Friday, April 28, 2006

All about Dorkface... I mean, Holly

Yes, to combat the evil done by my roommate, I shall retaliate. Muahaha.

Too much information about Holly Louise Ritchhart:
  • Holly was born on September 20th, 1985 in Memphis, TN at St. Joseph's Hospital. She, unlike a guy we met freshman year named Cooter, was not the 2nd largest baby born there and did not come out holding a sandwich or having a deal to be the next linebacker for the 49ers.
  • Holly is an only child... which should explain the rest of the weird things below.
  • Holly had a gap the size of the Grand Canyon between her front teeth until she got braces in 10th grade.
  • Holly is just like her mother. 'Nuff said.
  • Holly likes to watch my FEMALE dog hump her leg until my mom proceeds to yell at her for doing so.
  • Holly enjoys potty humor so much that she recently received the "Potty Training Award" at the last Bible study get together.
  • Holly once made a video of her being an evil camera-woman crushing the invading ants on her kitchen counter.
  • Holly once made a Wheel of Fortune video, and she gave herself a black unibrow and facial hair with black eyeliner. It looked nothing like Pat Sajak. I don't believe there was any form of a wheel either.
  • Holly was obsessed with Britney Spears for several years (I'd say from 10th grade until last year) and commonly referred to her as "Britney" and "Brit." (They were so close they were on a first name basis...)
  • Holly often found various people who had screennames and blogs calling themselves famous people and became their "friends." "Britney" often e-mailed her.
  • Holly has (unless it's been removed) a larger-than-life head of Justin Timberlake taped near a mirror in her room that has a homemade quote bubble stating: "Oh, Holly-- you're so fine. Will you go out with me?"
  • Holly laughs at inappropriate things, like the word "duty" during Care Group.
  • Holly is attempting to become less crude.
  • Holly does not use soap in the shower. She thinks shampoo and conditioner do enough cleansing.
  • Holly apparently has a very keen sense of smell since she can detect even the smallest amount of sulfur dispensed in the air.
  • Holly is afraid of children. Not deathly, just of holding them or having to be around them for more than 10 minutes without their parents there.
  • Holly once freaked out that a spider the size of a piece of sand was repelling down into an open window and proceeded to jump into my side of the car while I was driving. I had to remove the spider from the vehicle as she crawled into the back seat.
  • Holly is going to be a super senior, but hopefully not a super-duper senior.
  • Holly plans out elaborate stories to repeat and begins retelling them immediately after they happen to make sure to include every word spoken and every weird detail. Sometimes they're rather hilarious.
  • Holly cannot do laundry until her 55 gallon-sized laundry basket is completely full and the clothes are overflowing onto the floor.
  • Holly has more shoes than normal people have hairs on their head.
  • Holly is only person that really gets my sense of humor.
  • Holly laughs at everything except planned jokes.
  • Holly can only play Dance Dance Revolution by bouncing on her toes or snapping her fingers like it's show choir.
  • Holly likes coffee... a little too much.
  • Holly cannot impersonate Kermit the Frog. Ask her to try to say something besides "Kermit the Frog here."
  • Holly likes to brush her teeth 4-5 times a day.
  • Holly hates to drink water.
  • Holly recently began eating fruit and vegetables. Maybe water will be next.
  • Holly spends 2+ hours a day on her phone.
  • Holly spends 2+ hours a day looking at profiles on facebook and all of their pictures, their friends pictures, and your mom's pictures.
  • Holly likes really ugly or weird furniture.
  • Holly's room is decked in leopard spots. (See above)
  • Holly can handle my extremely mean humor.

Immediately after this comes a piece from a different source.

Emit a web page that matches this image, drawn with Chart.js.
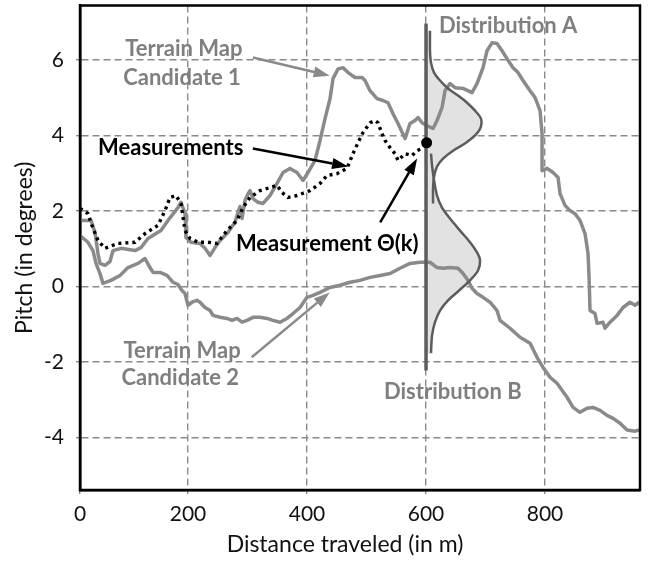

I think that's a good note to end on although there's a lot more I could elaborate on. Enjoy!

3 comments:

Cap Stewart said...

I think this tribute to Holly needs a picture--one with her brushing her teeth for the third time in the day, standing next to her Justin Timberlake poster, in front of one of her leopard-spotted pieces of furniture, talking on her cell phone and bouncing on her toes to Dance Dance Revolution.

Holly said...

Oh wow, I laughed so hard at this that I cried... and then I called my friends and told them all about it in elaborate detail while brushing my teeth and checking facebook (which is so true and very convicting).

Holly said...

Oh, and that Justin Timberlake poster bubble says, "Oh Holly, I want you so bad!"